The below example shows an example where the tee operator executes two
output nested pipelines.
.. example::
:title: Split the content of a "cities" layer according to whether its population is below or above 1 million.
.. code-block:: bash
$ gdal pipeline read cities.gpkg ! \
tee [ filter --where "pop < 1e6" ! write small_cities.gpkg ] \
[ filter --where "pop >= 1e6" ! write big_cities.gpkg ]

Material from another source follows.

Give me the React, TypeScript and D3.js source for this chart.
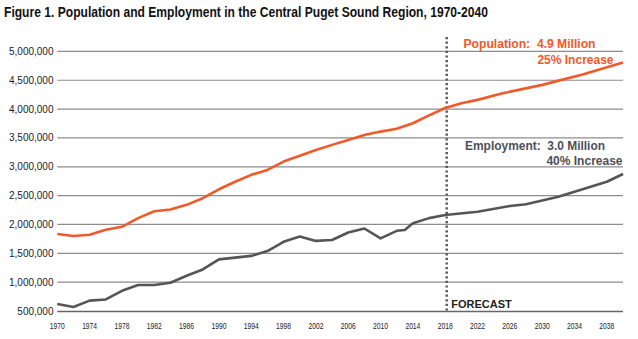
import React from "react";
import * as d3 from "d3";

const title = "Figure 1. Population and Employment in the Central Puget Sound Region, 1970-2040";

const popYears = [1970, 1972, 1974, 1976, 1978, 1980, 1982, 1984, 1986, 1988, 1990, 1992, 1994, 1996, 1998, 2000, 2002, 2004, 2006, 2008, 2010, 2012, 2014, 2016, 2018, 2020, 2022, 2025, 2030, 2035, 2040];
const popValues = [1835000, 1800000, 1823000, 1910000, 1960000, 2110000, 2230000, 2260000, 2340000, 2455000, 2610000, 2740000, 2860000, 2945000, 3090000, 3190000, 3290000, 3380000, 3465000, 3550000, 3610000, 3660000, 3755000, 3890000, 4020000, 4100000, 4160000, 4270000, 4420000, 4600000, 4810000];

const empYears = [1970, 1972, 1974, 1976, 1978, 1980, 1982, 1984, 1986, 1988, 1990, 1992, 1994, 1996, 1998, 2000, 2002, 2004, 2006, 2008, 2010, 2012, 2013, 2014, 2016, 2018, 2022, 2026, 2028, 2032, 2036, 2038, 2040];
const empValues = [620000, 570000, 680000, 700000, 850000, 950000, 950000, 990000, 1110000, 1220000, 1395000, 1425000, 1455000, 1540000, 1700000, 1790000, 1715000, 1730000, 1860000, 1930000, 1760000, 1890000, 1905000, 2020000, 2110000, 2165000, 2220000, 2320000, 2350000, 2480000, 2655000, 2740000, 2875000];

const yTicks = [500000, 1000000, 1500000, 2000000, 2500000, 3000000, 3500000, 4000000, 4500000, 5000000];
const xTicks = [1970, 1974, 1978, 1982, 1986, 1990, 1994, 1998, 2002, 2006, 2010, 2014, 2018, 2022, 2026, 2030, 2034, 2038];
const forecastYear = 2018;

const popLabel = "Population:  4.9 Million";
const popLabel2 = "25% Increase";
const empLabel = "Employment:  3.0 Million";
const empLabel2 = "40% Increase";
const forecastLabel = "FORECAST";

const ORANGE = "#F05A28";
const GRAY = "#555555";
const TEXTGRAY = "#4d5059";

export default function App() {
  const x = d3.scaleLinear().domain([1970, 2040]).range([57.3, 623]);
  const y = d3.scaleLinear().domain([500000, 5250000]).range([311, 37]);
  const fmt = d3.format(",");

  const line = d3
    .line<[number, number]>()
    .x((d) => x(d[0]))
    .y((d) => y(d[1]));

  const popData = popYears.map((yr, i) => [yr, popValues[i]] as [number, number]);
  const empData = empYears.map((yr, i) => [yr, empValues[i]] as [number, number]);

  const font = "'Liberation Sans', Arial, sans-serif";

  return (
    <svg
      width={638}
      height={339}
      style={{ position: "absolute", left: 0, top: 0, background: "#fff" }}
      fontFamily={font}
    >
      <rect width={638} height={339} fill="#fff" />
      <text x={4} y={17} fontSize={14} fontWeight="bold" fill="#111" textLength={484} lengthAdjust="spacingAndGlyphs">
        {title}
      </text>

      {yTicks.map((t) => (
        <g key={t}>
          {t !== 500000 && (
            <line x1={57.3} x2={623} y1={y(t)} y2={y(t)} stroke="#8c8c8c" strokeWidth={1.2} />
          )}
          <text x={53.5} y={y(t) + 3.5} fontSize={10} textAnchor="end" fill="#1a1a2a">
            {fmt(t)}
          </text>
        </g>
      ))}
      <line x1={57.3} x2={623} y1={y(500000) + 0.5} y2={y(500000) + 0.5} stroke="#666" strokeWidth={1.6} />

      {xTicks.map((t) => (
        <text key={t} x={x(t)} y={329} fontSize={9} textAnchor="middle" fill="#1a1a2a" textLength={15} lengthAdjust="spacingAndGlyphs">
          {t}
        </text>
      ))}

      <line
        x1={x(forecastYear) + 1.5}
        x2={x(forecastYear) + 1.5}
        y1={37}
        y2={313}
        stroke={GRAY}
        strokeWidth={2.4}
        strokeDasharray="2.2 2.4"
      />
      <text x={x(forecastYear) + 6} y={308} fontSize={11} fontWeight="bold" fill="#222">
        {forecastLabel}
      </text>

      <path d={line(popData) || ""} fill="none" stroke={ORANGE} strokeWidth={2.6} strokeLinejoin="round" />
      <path d={line(empData) || ""} fill="none" stroke={GRAY} strokeWidth={2.6} strokeLinejoin="round" />

      <text x={463.5} y={48} fontSize={12} fontWeight="bold" fill={ORANGE} xmlSpace="preserve" textLength={132} lengthAdjust="spacingAndGlyphs">
        {popLabel}
      </text>
      <text x={613.5} y={63.5} fontSize={12} fontWeight="bold" fill={ORANGE} textAnchor="end">
        {popLabel2}
      </text>

      <text x={465} y={150} fontSize={12} fontWeight="bold" fill={TEXTGRAY} xmlSpace="preserve" textLength={140} lengthAdjust="spacingAndGlyphs">
        {empLabel}
      </text>
      <text x={622.5} y={165} fontSize={12} fontWeight="bold" fill={TEXTGRAY} textAnchor="end">
        {empLabel2}
      </text>
    </svg>
  );
}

The below example shows a more complicated use case, including two occurrences of tee,
with one of them being an output nested pipeline inside an input nested pipeline.
.. example::
:title: Combine the output of shaded relief map and hypsometric rendering on
a DEM to create a colorized shaded relief map, and write intermediate
hillshade and colorized dataset
.. code-block:: bash
$ gdal pipeline read n43.tif ! \
color-map --color-map color_file.txt ! \
tee [ write colored.tif --overwrite ] ! \
blend --operator=hsv-value --overlay \
[ read n43.tif ! hillshade -z 30 ! tee [ write hillshade.tif --overwrite ] ] ! \
write colored-hillshade.tif --overwrite
.. only:: html
.. image:: ../../images/programs/gdal_pipeline_output_nested.svg
:width: 0
:height: 0
.. raw:: html
<object type="image/svg+xml"
data="../_images/gdal_pipeline_output_nested.svg">
</object>
.. only:: not html .. image:: ../../images/programs/gdal_pipeline_output_nested.svg
.. example::
:title: Compute the footprint of a raster and apply a buffer on the footprint
.. code-block:: bash
$ gdal pipeline ! read in.tif ! footprint ! buffer 20 ! write out.gpkg --overwrite
.. example::
:title: Rasterize and reproject
.. code-block:: bash
$ gdal pipeline ! read in.gpkg ! rasterize --size 1000,1000 ! reproject --output-crs EPSG:4326 ! write out.tif --overwrite
.. example::
:title: Use an existing pipeline that rasterizes and reprojects, but change its input file and target CRS, and specify the output file
.. code-block:: bash
$ gdal pipeline raster_reproject.gdalg.json --input=my.gpkg --output=out.tif --output-crs=EPSG:32631
.. example::
:title: Buffer a line dataset to create a new polygon dataset
:id: gdal-pipeline-buffer-line
This example uses a ``lines.gpkg`` dataset containing a single layer named ``lines``,
with a geometry field named ``geom`` and an integer attribute named ``width``. The value
of this attribute is used as the buffer distance for each feature.
.. code-block:: bash
gdal vector pipeline \
! read lines.gpkg \
! sql "SELECT fid, ST_Buffer(geom, width) AS geom FROM lines" \
! set-geom-type --geometry-type Polygon \
! write buffered-lines.gpkg --output-layer=BufferedLines --overwrite --overwrite-layer
.. note::
When creating derived geometries using SQL, avoid using ``SELECT *``.
Including the original geometry field will result in multiple geometry
columns in the output. Instead, explicitly list the required attributes
and return a single geometry column.